Singapore is a small nation that is comparable to other advanced countries. In 2016, it ranked third in the GDP Per Capita as reported by the International Monetary Foundation which makes it one of the richest countries on the planet. But Singapore is not always the financial hub it is now. Looking at Singapore today, one would not see it as a fishing village it used to be.

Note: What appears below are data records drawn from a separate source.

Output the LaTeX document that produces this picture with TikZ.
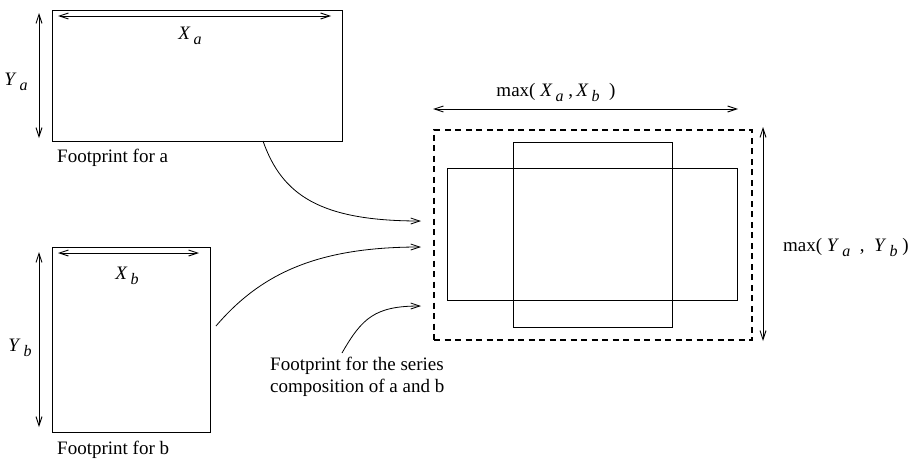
\documentclass[tikz,border=0pt]{standalone}
\usepackage{fontspec}
\setmainfont{Liberation Serif}
\usetikzlibrary{arrows.meta}
\newcommand{\mysub}[2]{\textit{#1}\,\raisebox{-5pt}{\fontsize{16}{16}\selectfont\textit{#2}}}
\begin{document}
\begin{tikzpicture}[x=1pt,y=-1pt,
  every node/.style={font=\fontsize{19}{22}\selectfont, inner sep=0pt},
  fbox/.style={draw, line width=0.9pt, rectangle, anchor=north west},
  dim/.style={line width=0.9pt, {Straight Barb[length=9pt,width=6pt]}-{Straight Barb[length=9pt,width=6pt]}},
  conn/.style={line width=0.8pt, -{Straight Barb[length=9pt,width=6pt]}},
  lbl/.style={anchor=west}]
\useasboundingbox (0,0) rectangle (911,463);
% footprint a
\node[fbox, minimum width=290pt, minimum height=131pt] (boxa) at (52,10) {};
\coordinate (xa1) at (58,16); \coordinate (xa2) at (331,16);
\draw[dim] (xa1) -- (xa2);
\coordinate (ya1) at (39,13); \coordinate (ya2) at (39,138);
\draw[dim] (ya1) -- (ya2);
\node (xal) at (190,36) {\mysub{X}{a}};
\node (yal) at (16,82) {\mysub{Y}{a}};
\node[lbl] (fa) at (57,158) {Footprint for a};
% footprint b
\node[fbox, minimum width=158pt, minimum height=185pt] (boxb) at (52,247) {};
\coordinate (xb1) at (58,253); \coordinate (xb2) at (199,253);
\draw[dim] (xb1) -- (xb2);
\coordinate (yb1) at (39,252); \coordinate (yb2) at (39,427);
\draw[dim] (yb1) -- (yb2);
\node (xbl) at (127,276) {\mysub{X}{b}};
\node (ybl) at (20,348) {\mysub{Y}{b}};
\node[lbl] (fb) at (57,450) {Footprint for b};
% composite
\node[draw, line width=2.4pt, dash pattern=on 6pt off 4.5pt, rectangle, anchor=north west,
  minimum width=318pt, minimum height=210pt] (dbox) at (433,129) {};
\node[fbox, minimum width=290pt, minimum height=132pt] (ra) at (447,168) {};
\node[fbox, minimum width=159pt, minimum height=185pt] (rb) at (513,142) {};
\coordinate (mx1) at (433,109); \coordinate (mx2) at (738,109);
\draw[dim] (mx1) -- (mx2);
\coordinate (my1) at (763,127); \coordinate (my2) at (763,341);
\draw[dim] (my1) -- (my2);
\node (mxl) at (556,92) {max(\ \mysub{X}{a}\ ,\,\mysub{X}{b}\ \ )};
\node[lbl] (myl) at (783,247) {max(\ \mysub{Y}{a}\ \ ,\ \ \mysub{Y}{b}\ )};
% series label
\node[lbl] (fs1) at (270,366) {Footprint for the series};
\node[lbl] (fs2) at (270,388) {composition of a and b};
% connectors
\coordinate (s1) at (263,141); \coordinate (e1) at (421,221);
\draw[conn] (s1) .. controls (282,195) and (320,221) .. (e1);
\coordinate (s2) at (216,326); \coordinate (e2) at (421,247);
\draw[conn] (s2) .. controls (262,272) and (320,247) .. (e2);
\coordinate (s3) at (342,353); \coordinate (e3) at (421,306);
\draw[conn] (s3) .. controls (362,318) and (375,306) .. (e3);
\end{tikzpicture}
\end{document}
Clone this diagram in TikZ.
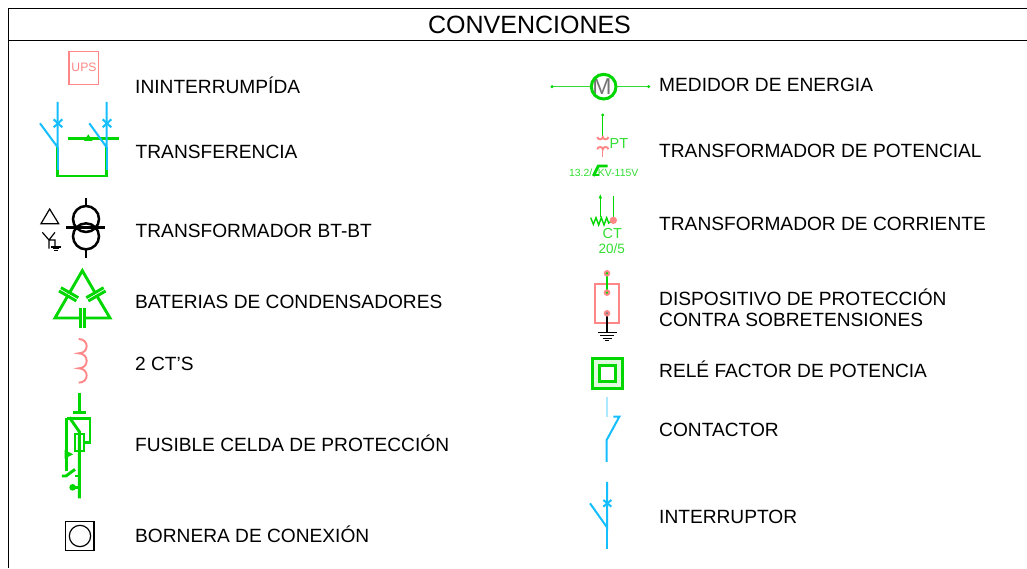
\documentclass[tikz,border=0pt]{standalone}
\usepackage{fontspec}
\setmainfont{Liberation Sans}
\definecolor{gr}{RGB}{0,215,0}
\definecolor{pk}{RGB}{255,135,135}
\definecolor{bl}{RGB}{20,190,255}
\definecolor{lg}{RGB}{50,222,50}
\tikzset{
 lbl/.style={anchor=west,inner sep=0pt,font=\fontsize{19.15}{21}\selectfont,text=black,align=left},
 grn/.style={draw=gr,line width=2.9pt},
 thin green/.style={draw=gr,line width=1.3pt},
 pnk/.style={draw=pk,line width=1.9pt},
 blu/.style={draw=bl,line width=2pt},
 zm/.style={x=0.3333pt,y=-0.3333pt},
}
\begin{document}
\begin{tikzpicture}[x=1pt,y=-1pt]
\useasboundingbox (0,0) rectangle (1027,568);
\fill[white] (0,0) rectangle (1027,568);
% frame
\draw[black,line width=1.4pt] (8.3,568) -- (8.3,8.5) -- (1027,8.5);
\draw[black,line width=1.4pt] (8.3,40.5) -- (1027,40.5);
\node[inner sep=0pt,font=\fontsize{25}{28}\selectfont] (title) at (529.5,25) {CONVENCIONES};
% labels
\node[lbl] (l1) at (135,85) {ININTERRUMPÍDA};
\node[lbl] (l2) at (135.5,152) {TRANSFERENCIA};
\node[lbl] (l3) at (135.5,230.5) {TRANSFORMADOR BT-BT};
\node[lbl] (l4) at (135,302) {BATERIAS DE CONDENSADORES};
\node[lbl] (l5) at (135,364) {2 CT'S};
\node[lbl] (l6) at (135,443) {FUSIBLE CELDA DE PROTECCIÓN};
\node[lbl] (l7) at (135,534) {BORNERA DE CONEXIÓN};
\node[lbl] (r1) at (659,85) {MEDIDOR DE ENERGIA};
\node[lbl] (r2) at (659,151) {TRANSFORMADOR DE POTENCIAL};
\node[lbl] (r3) at (659,224) {TRANSFORMADOR DE CORRIENTE};
\node[lbl,font=\fontsize{19.15}{20.7}\selectfont] (r4) at (659,307.5) {DISPOSITIVO DE PROTECCIÓN\\CONTRA SOBRETENSIONES};
\node[lbl] (r5) at (659,369) {RELÉ FACTOR DE POTENCIA};
\node[lbl] (r6) at (659,430) {CONTACTOR};
\node[lbl] (r7) at (659,517) {INTERRUPTOR};
% UPS
\draw[pnk] (69,51.5) rectangle (98.5,84.5);
\node[inner sep=0pt,text=pk,font=\fontsize{12.2}{14}\selectfont] (ups) at (84,67.5) {UPS};
% Transfer
\begin{scope}[shift={(20,40)},zm]
\draw[grn] (113,322) -- (113,408) -- (260,408) -- (260,322);
\draw[grn] (143,296) -- (296,296);
\fill[gr] (205,283) -- (218,303) -- (192,303) -- cycle;
\draw[blu] (113,186) -- (113,322) -- (60,250);
\draw[blu] (260,186) -- (260,322) -- (208,250);
\draw[blu] (113,322) -- (113,390) (260,322) -- (260,390);
\draw[blu] (101,238) -- (127,262) (127,238) -- (101,262);
\draw[blu] (248,238) -- (274,262) (274,238) -- (248,262);
\end{scope}
% Transformer
\begin{scope}[shift={(20,190)},zm]
\draw[black,line width=1.2pt] (63,101) -- (116,101) -- (89,57) -- cycle;
\draw[black,line width=1.2pt] (67,127) -- (87,150) -- (105,127) (87,150) -- (87,176) (87,150) -- (105,150) -- (105,170);
\draw[black,line width=1.6pt] (94,171) -- (122,171) (98,176) -- (118,176) (102,181) -- (114,181);
\draw[black,line width=2.5pt] (198,87) circle (39) (198,139) circle (39);
\draw[black,line width=2.5pt] (198,24) -- (198,48) (198,178) -- (198,204) (138,113) -- (256,113);
% capacitors
\draw[grn] (146,313) -- (187,242) -- (228,313);
\draw[grn] (146,313) -- (105,384) -- (181,384) (193,384) -- (270,384) -- (228,313);
\fill[white] (146,313) circle (5) (228,313) circle (5);
\draw[grn] (123,293) -- (175,323) (117,303) -- (169,333);
\draw[grn] (251,293) -- (199,323) (257,303) -- (205,333);
\draw[grn] (181,355) -- (181,415) (193,355) -- (193,415);
\end{scope}
% Coil, fuse, terminal
\begin{scope}[shift={(30,330)},zm]
\draw[pnk] (146,27) .. controls (178,27) and (178,70) .. (146,70)
 .. controls (178,70) and (178,115) .. (146,115)
 .. controls (178,115) and (178,158) .. (146,158);
\draw[grn] (148,190) -- (148,250) (128,247) -- (168,247);
\draw[grn] (118,262) -- (148,305) -- (148,505);
\draw[grn] (110,265) -- (180,265) -- (180,338) -- (162,338);
\draw[grn] (135,312) rectangle (162,363);
\draw[grn] (110,265) -- (110,422);
\fill[gr] (104,360) -- (130,373) -- (104,386) -- cycle;
\draw[grn] (96,438) -- (108,438) -- (135,418);
\draw[grn] (135,438) -- (148,438);
\fill[gr] (128,472) circle (10);
\draw[grn] (120,472) -- (148,472);
\draw[black,line width=1.2pt] (106,574) rectangle (192,661);
\draw[black,line width=1.2pt] (150,618) circle (32);
\end{scope}
% Meter, PT
\begin{scope}[shift={(540,60)},zm]
\draw[lg,line width=1pt] (36,80) -- (153,80) (229,80) -- (326,80);
\fill[gr] (36,80) circle (5) (326,80) circle (5);
\node[inner sep=0pt,text=black!55,font=\fontsize{23}{26}\selectfont] (m) at (186,80) {M};
\draw[draw=gr,line width=3pt] (191,80) circle (37);
\draw[thin green] (188,165) -- (188,232);
\fill[gr] (188,165) circle (5);
\draw[pnk] (172,231) arc (180:0:8.25 and 7) arc (180:0:8.25 and 7);
\draw[pnk] (172,268) arc (180:360:8.25 and 7) arc (180:360:8.25 and 7);
\draw[pnk,line width=1.3pt] (188,262) -- (188,292);
\node[inner sep=0pt,text=lg,font=\fontsize{14.5}{16}\selectfont] (pt) at (237,250) {PT};
\node[inner sep=0pt,text=lg,font=\fontsize{10.4}{12}\selectfont] (v) at (191,337) {13.2/\phantom{3}KV-115V};
\draw[grn] (160,348) -- (175,318) -- (203,318);
\draw[grn] (160,345) -- (178,345);
\end{scope}
% CT, SPD
\begin{scope}[shift={(560,185)},zm]
\draw[thin green] (121,32) -- (121,97);
\fill[gr] (121,28) -- (126,40) -- (116,40) -- cycle;
\draw[thin green] (160,33) -- (160,106);
\draw[draw=gr,line width=1.4pt] (92,98) -- (100,118) -- (108,98) -- (116,120) -- (124,98) -- (132,120) -- (140,98) -- (146,114) -- (160,106);
\fill[pk] (160,106) circle (11);
\node[inner sep=0pt,text=lg,font=\fontsize{14.5}{16}\selectfont] (ct) at (157,147) {CT};
\node[inner sep=0pt,text=lg,font=\fontsize{13.5}{15}\selectfont] (r) at (155,190) {20/5};
\draw[pnk,line width=2.2pt] (105,297) rectangle (177,415);
\draw[grn] (141,265) -- (141,323);
\draw[black,line width=1.3pt] (141,385) -- (141,442);
\draw[black,line width=1.3pt] (113,442) -- (170,442) (120,452) -- (163,452) (128,460) -- (155,460) (135,467) -- (148,467);
\fill[pk] (141,265) circle (10) (141,323) circle (10) (141,385) circle (10);
\fill[gr] (141,265) circle (4) (141,323) circle (4);
\fill[gray] (141,385) circle (4);
\end{scope}
% Relay, contactor, breaker
\begin{scope}[shift={(570,350)},zm]
\draw[draw=gr!12,line width=6pt] (78,36) rectangle (147,104);
\draw[draw=gr,line width=3pt] (68,26) rectangle (157,114);
\draw[draw=gr,line width=3pt] (88,46) rectangle (137,94);
\draw[draw=bl!35,line width=2pt] (110,140) -- (110,200);
\draw[blu] (130,200) -- (148,200) -- (110,270) -- (110,336);
\draw[blu] (111,396) -- (111,532) -- (60,460);
\draw[blu] (111,532) -- (111,596);
\draw[blu] (100,450) -- (124,470) (124,450) -- (100,470);
\end{scope}
\end{tikzpicture}
\end{document}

Sultan Parameswara who ruled Singapore in the 1940s was considered the last king. Modern Singapore was founded by Sir Thomas Stamford Raffles and the country was under the British influence. When World War II broke out, the Japanese Empire took over from 1942 until 1945 dubbed as the darkest period in Singapore’s history. In the historical building of former Ford Factory where the Japanese set up a military headquarters then, an exhibition named Surviving the Japanese Occupation: War and its Legacies opened its doors to the public now. Located at 351 Upper Bukit Timah Road, the exhibition features Singapore in different stages of the war namely: pre-war, Fall of Singapore, the time of the Japanese occupation and the remnants of the war.

Decades later, Singapore is now a place of beauty and safety. Local culture and daily life is also depicted on several statues around Singapore like the one along Telok Ayer Park. Communities of different background harmoniously live together in HDB complexes enjoying kopi at hawker centres. Despite its dark past, Singapore remains the lion city, strong and mighty.